As today’s working generation in East Asia grows increasingly market-orientated, financial services firms should offer products and services to enable workers to assume responsibility for their own retirement, argues a recent study.

The Centre for Strategic and International Studies (CSIS) report* is based on a survey of individuals in mainland China, Hong Kong, Malaysia, Singapore, South Korea and Taiwan.

There is strong support for individuals taking greater responsibility for financing their own retirement, says Richard Jackson, director at CSIS and co-author of the report. In most countries, except mainland China and Malaysia, people prefer personal savings-based retirement provision to government provision.

In Hong Kong, for instance, 40% of respondents think retirees should be mostly responsible for providing their own retirement income through their own savings.

Jackson also finds that the traditional Confucian expectation that families themselves will provide for their elderly members is under unprecedented pressure. Only small minorities, ranging from 4% in China to 22% in Singapore, believe grown children should be responsible for the retirement income of their parents.

The implication for financial services providers is that younger, more educated and more market-orientated generations will demand greater control over investment choice, and will pay much more attention to whether they are receiving a market rate of return on their savings.

In Hong Kong, young workers are much more financially literate than older generations. Three-quarters of young workers (those aged 20-39) receive or expect to receive income from insurance and annuity policies and 66% say the same of stocks and bonds. But the percentages drop to 61% and 41% among older workers (aged 40-59) and to 21% and 31% among current retirees.

However, the average annual real rate of return of Hong Kong’s Mandatory Provident Fund (for 2000-2010), at 4.5%, means it offers a market rate of return. That is unlike Singapore’s Central Provident Fund, which returns 1.3% on average (1987-2009) and Malaysia’s Employees Provident Fund (2.8% on average from 1999-2009).

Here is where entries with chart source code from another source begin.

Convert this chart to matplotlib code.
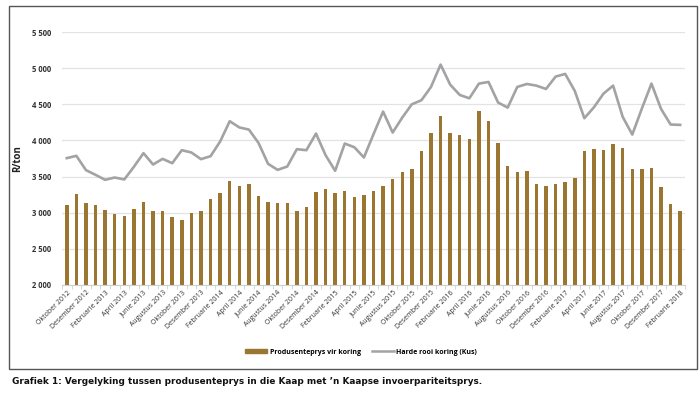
import matplotlib
matplotlib.use("Agg")
import matplotlib.pyplot as plt
from matplotlib.patches import Rectangle
from matplotlib.lines import Line2D
import numpy as np

plt.rcParams['font.family'] = ['Open Sans', 'DejaVu Sans']

month_names = ["Januarie", "Februarie", "Maart", "April", "Mei", "Junie", "Julie",
               "Augustus", "September", "Oktober", "November", "Desember"]
start_year, start_month = 2012, 10
n_months = 65
categories = [f"{month_names[(start_month - 1 + i) % 12]} {start_year + (start_month - 1 + i) // 12}"
              for i in range(n_months)]

produsenteprys = [3110, 3262, 3133, 3101, 3036, 2985, 2958, 3055, 3142, 3027,
                  3018, 2939, 2898, 2990, 3018, 3183, 3266, 3432, 3372, 3391,
                  3230, 3147, 3137, 3133, 3022, 3073, 3280, 3326, 3266, 3299,
                  3220, 3239, 3294, 3372, 3469, 3570, 3603, 3860, 4104, 4339,
                  4109, 4072, 4026, 4413, 4266, 3962, 3649, 3561, 3580, 3391,
                  3368, 3395, 3423, 3478, 3856, 3888, 3865, 3948, 3893, 3603,
                  3598, 3616, 3354, 3114, 3022]

harde_rooi = [3755, 3787, 3589, 3524, 3455, 3487, 3460, 3635, 3824, 3667,
              3745, 3685, 3865, 3833, 3741, 3782, 3985, 4266, 4180, 4150,
              3966, 3676, 3593, 3639, 3879, 3865, 4095, 3796, 3580, 3957,
              3906, 3764, 4086, 4399, 4109, 4316, 4500, 4556, 4740, 5049,
              4772, 4629, 4583, 4786, 4809, 4524, 4454, 4740, 4781, 4758,
              4712, 4883, 4920, 4685, 4307, 4459, 4648, 4758, 4326, 4081,
              4441, 4786, 4436, 4220, 4215]

series_names = ["Produsenteprys vir koring", "Harde rooi koring (Kus)"]
y_ticks = [2000, 2500, 3000, 3500, 4000, 4500, 5000, 5500]
y_ticklabels = ["2 000", "2 500", "3 000", "3 500", "4 000", "4 500", "5 000", "5 500"]
y_label = "R/ton"
caption = "Grafiek 1: Vergelyking tussen produsenteprys in die Kaap met \u2019n Kaapse invoerpariteitsprys."

bar_color = "#9a7630"
line_color = "#a3a3a6"

fig = plt.figure(figsize=(7, 3.94), dpi=100)
# outer frame
fig.patches.append(Rectangle((9 / 700, 1 - 369 / 394), 688 / 700, 363 / 394,
                             transform=fig.transFigure, fill=False,
                             edgecolor="#555555", linewidth=1.0))

ax = fig.add_axes([62 / 700, 1 - 285 / 394, 623 / 700, 253 / 394])
x = np.arange(n_months)
ax.bar(x, produsenteprys, width=0.36, color=bar_color, zorder=2, label=series_names[0])
ax.plot(x, harde_rooi, color=line_color, linewidth=1.9, zorder=3, label=series_names[1])

ax.set_ylim(2000, 5500)
ax.set_xlim(-0.5, n_months - 0.5)
ax.set_yticks(y_ticks)
ax.set_yticklabels(y_ticklabels, fontsize=5.5, color="#333333", fontweight="bold")
ax.yaxis.grid(True, color="#e3e3e3", linewidth=0.9, zorder=0)
ax.set_axisbelow(True)
for s in ["top", "right", "left"]:
    ax.spines[s].set_visible(False)
ax.spines["bottom"].set_color("#d0d0d0")
ax.tick_params(axis="y", length=0, pad=8)

ax.set_xticks(x[::2])
ax.set_xticklabels(categories[::2], rotation=45, ha="right", rotation_mode="anchor",
                   fontsize=5, color="#333333")
ax.set_xticks(np.arange(-0.5, n_months, 1), minor=True)
ax.tick_params(axis="x", which="major", length=0, pad=3)
ax.tick_params(axis="x", which="minor", length=3, color="#d0d0d0")

ax.set_ylabel(y_label, fontsize=7, fontweight="bold", color="#222222", labelpad=10)
ax.yaxis.set_label_coords(-0.062, 0.5)

handles = [Rectangle((0, 0), 1, 1, color=bar_color),
           Line2D([0], [0], color=line_color, linewidth=1.8)]
fig.legend(handles, series_names, loc="center", bbox_to_anchor=(361 / 700, 1 - 352 / 394),
           ncol=2, frameon=False, prop={"weight": "bold", "size": 5},
           handlelength=3.2, handleheight=0.5, columnspacing=1.6, handletextpad=0.3)

fig.text(12 / 700, 1 - 381 / 394, caption, fontsize=6.4, fontweight="bold",
         family=["Liberation Sans Narrow", "DejaVu Sans"], va="center", ha="left", color="#111111")

fig.savefig("out.png", dpi=100)
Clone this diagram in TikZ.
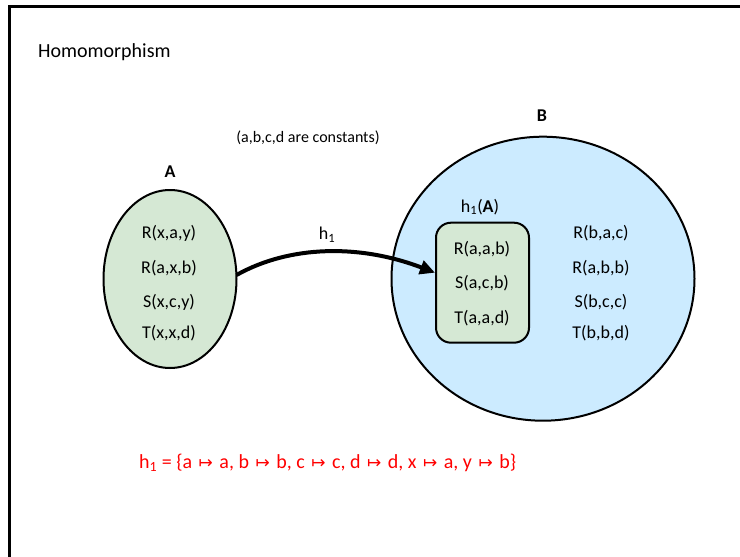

But the MPF’s targeted replacement rate of 30-40% is too low to support an adequate standard of living in retirement, the study finds, and today’s workers are not saving enough to make up the difference. Indeed, 59% of Hong Kong retirees have a lot less income after retirement, compared to a mere 7% enjoying more income than while they were working, finds the survey.

Hence, in East Asia, “expanding savings-based retirement provision makes compelling economic sense”, says Jackson.

In periods of rapid workforce and productivity growth, the returns from a pay-as-you-go retirement system exceed those from a funded retirement system, he adds. But while such benefits may have been recognised in some East Asian countries such as Korea, other emerging countries are slow to catch on.

*Balancing Tradition and Modernity: The Future of Retirement in East Asia was sponsored by Prudential PLC.